En el mar de las palabras
Para mí, los mejores momentos académicos están, precisamente, en la labor dentro de las comisiones delegadas para el Diccionario: allí he podido constatar cómo las palabras modifican a lo largo del tiempo su sentido y su significado, y es fascinante para un narrador descubrir esas peculiares mutaciones. Como la próxima edición del Diccionario saldrá pronto, ahora, en lugar de trabajar con las palabras agrupándolas según la especialización de cada comisión —ciencias sociales; vocabulario científico y técnico; ciencias humanas; cultura…— estamos haciendo un recorrido puramente alfabético, para señalar los aspectos que en la siguiente edición deberían mejorarse, y esa especie de “vuelo rasante” nos depara descubrimientos insólitos, vocablos que se han quedado agazapados, localismos privilegiados, acepciones que requieren un enfoque diferente…
Cada comisión está apoyada por una persona experta en lexicografía, que tiene a su inmediata disposición innumerables registros lingüísticos y literarios, y en la mesa de trabajo utilizamos numerosos diccionarios, incluidos los redactados en lenguas diferentes de la española. Y discutir sobre una acepción es sumergirnos en el mar de las palabras, sentirlas vivas y palpitantes, lo que nos mantiene absortos y entusiasmados.
Otros momentos insustituibles para un narrador son aquellos en los que, en un pleno académico, los miembros de la corporación proponemos la incorporación de nuevos vocablos o la modificación de alguno ya existente, y se produce un improvisado debate. La literatura ha fijado el del “sabio” entre sus innumerables arquetipos; pues bien, allí podemos ver y oír a esos sabios expresarse con toda naturalidad, en una demostración de conocimientos que puede remontar el origen de una palabra al sánscrito y hacerla recorrer un asombroso itinerario cultural y territorial. En esos momentos fulgura la sabiduría sin que haya mediado preparación formal alguna, y sentimos que las palabras tienen cuidadores muy atentos.
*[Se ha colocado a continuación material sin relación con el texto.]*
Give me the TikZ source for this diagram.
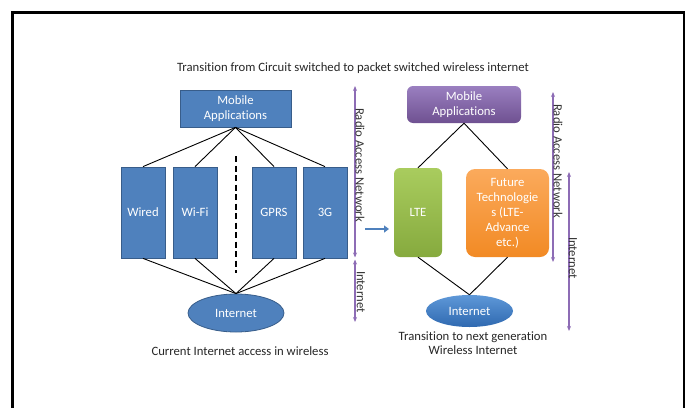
\documentclass[tikz,border=0pt]{standalone}
\usepackage{fontspec}
\setmainfont{Carlito}[Ligatures=NoCommon]
\usetikzlibrary{arrows.meta,shapes.geometric}
\definecolor{bfill}{HTML}{4F81BD}
\definecolor{bdraw}{HTML}{385D8A}
\definecolor{purp}{HTML}{8064A2}
\definecolor{purpA}{HTML}{9A7FC0}
\definecolor{purpB}{HTML}{6F5191}
\definecolor{grnA}{HTML}{A9CC5E}
\definecolor{grnB}{HTML}{86AA3E}
\definecolor{orgA}{HTML}{FBAA5C}
\definecolor{orgB}{HTML}{F28A24}
\definecolor{bluA}{HTML}{5E98D8}
\definecolor{bluB}{HTML}{2F69B0}
\definecolor{arr}{HTML}{8D6CB5}
\begin{document}
\begin{tikzpicture}[x=1pt,y=-1pt,
  every node/.style={font=\fontsize{12.7}{14.5}\selectfont, inner sep=0pt, align=center},
  flatbox/.style={draw=bdraw, fill=bfill, line width=0.8pt, text=white},
  roundbox/.style={rounded corners=6pt, draw=none, text=white},
  link/.style={draw=black, line width=0.9pt},
  span/.style={draw=arr, line width=1.1pt, {Stealth[length=5pt,width=4pt]}-{Stealth[length=5pt,width=4pt]}},
  vlabel/.style={rotate=-90, text=black!80},
  caption/.style={text=black!85}]
\useasboundingbox (0,0) rectangle (690,407);
\draw[line width=2.2pt] (12.5,420) -- (12.5,12.5) -- (684,12.5) -- (684,420);

\node[caption] (title) at (353,68) {Transition from Circuit switched to packet switched wireless internet};

% left side
\node[flatbox, minimum width=111pt, minimum height=37pt] (apps1) at (235.5,108.5) {Mobile\\Applications};
\node[flatbox, minimum width=44pt, minimum height=91pt] (wired) at (143,212.5) {Wired};
\node[flatbox, minimum width=44pt, minimum height=91pt] (wifi) at (195,212.5) {Wi-Fi};
\node[flatbox, minimum width=44pt, minimum height=91pt] (gprs) at (274,212.5) {GPRS};
\node[flatbox, minimum width=44pt, minimum height=91pt] (g3) at (325,212.5) {3G};
\node[ellipse, draw=bdraw, fill=bfill, line width=0.8pt, text=white, minimum width=96pt, minimum height=38pt] (inet1) at (236,313) {Internet};
\coordinate (d1) at (236,156);
\coordinate (d2) at (236,273);
\draw[line width=1.6pt, dash pattern=on 6pt off 3.5pt] (d1) -- (d2);
\foreach \n in {wired,wifi,gprs,g3}{
  \draw[link] (apps1.south) -- (\n.north);
  \draw[link] (\n.south) -- (inet1.north);
}
\node[caption] (cap1) at (240,351) {Current Internet access in wireless};

% middle spans
\coordinate (ra1) at (355,86);
\coordinate (ra2) at (355,257.5);
\coordinate (ri1) at (355,259.5);
\coordinate (ri2) at (355,322);
\draw[span] (ra1) -- (ra2);
\draw[span] (ri1) -- (ri2);
\node[vlabel] (lra) at (360,165) {Radio Access Network};
\node[vlabel] (lri) at (361,292) {Internet};

\coordinate (m1) at (365,229);
\coordinate (m2) at (389,229);
\draw[bfill, line width=2.4pt, -{Triangle[length=5pt,width=7pt]}] (m1) -- (m2);

% right side
\node[roundbox, top color=purpA, bottom color=purpB, minimum width=114pt, minimum height=37pt] (apps2) at (464,104.5) {Mobile\\Applications};
\node[roundbox, top color=grnA, bottom color=grnB, minimum width=48pt, minimum height=89pt] (lte) at (418,212.5) {LTE};
\node[roundbox, top color=orgA, bottom color=orgB, minimum width=83pt, minimum height=88pt, rounded corners=9pt, font=\fontsize{12.7}{15}\selectfont] (fut) at (507.5,213) {Future\\Technologie\\s (LTE-\\Advance\\etc.)};
\node[ellipse, top color=bluA, bottom color=bluB, text=white, minimum width=87pt, minimum height=32pt] (inet2) at (469.5,311) {Internet};
\draw[link] (apps2.south) -- (lte.north);
\draw[link] (apps2.south) -- (fut.north);
\draw[link] (lte.south) -- (inet2.north);
\draw[link] (fut.south) -- (inet2.north);
\node[caption, font=\fontsize{12.7}{13.5}\selectfont] (cap2) at (473,343) {Transition to next generation\\Wireless Internet};

\coordinate (rb1) at (553,92);
\coordinate (rb2) at (553,262);
\coordinate (rc1) at (569,172);
\coordinate (rc2) at (569,331);
\draw[span] (rb1) -- (rb2);
\draw[span] (rc1) -- (rc2);
\node[vlabel] (lrb) at (558,161) {Radio Access Network};
\node[vlabel] (lrc) at (573,258) {Internet};
\end{tikzpicture}
\end{document}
En mi caso, además, se da la circunstancia de que, por ser tesorero de ASALE —la Asociación de las Academias de la Lengua Española que comenzaron a nacer en el siglo XIX, creada en México en 1951, y que integra 22, incluidas la Española, la Filipina y la Norteamericana— tengo una relación especial con ella, pues la sede de su secretaría está en la propia RAE, y me siento muy cercano a esa singular fraternidad lingüística mundial, que representa quinientos millones de hablantes de español.
Nunca pude imaginar hasta qué punto la palabra, el elemento fundamental de mi trabajo de escritor, acabaría conformando mi experiencia cotidiana.
José María Merino es vicesecretario de la Real Academia Española.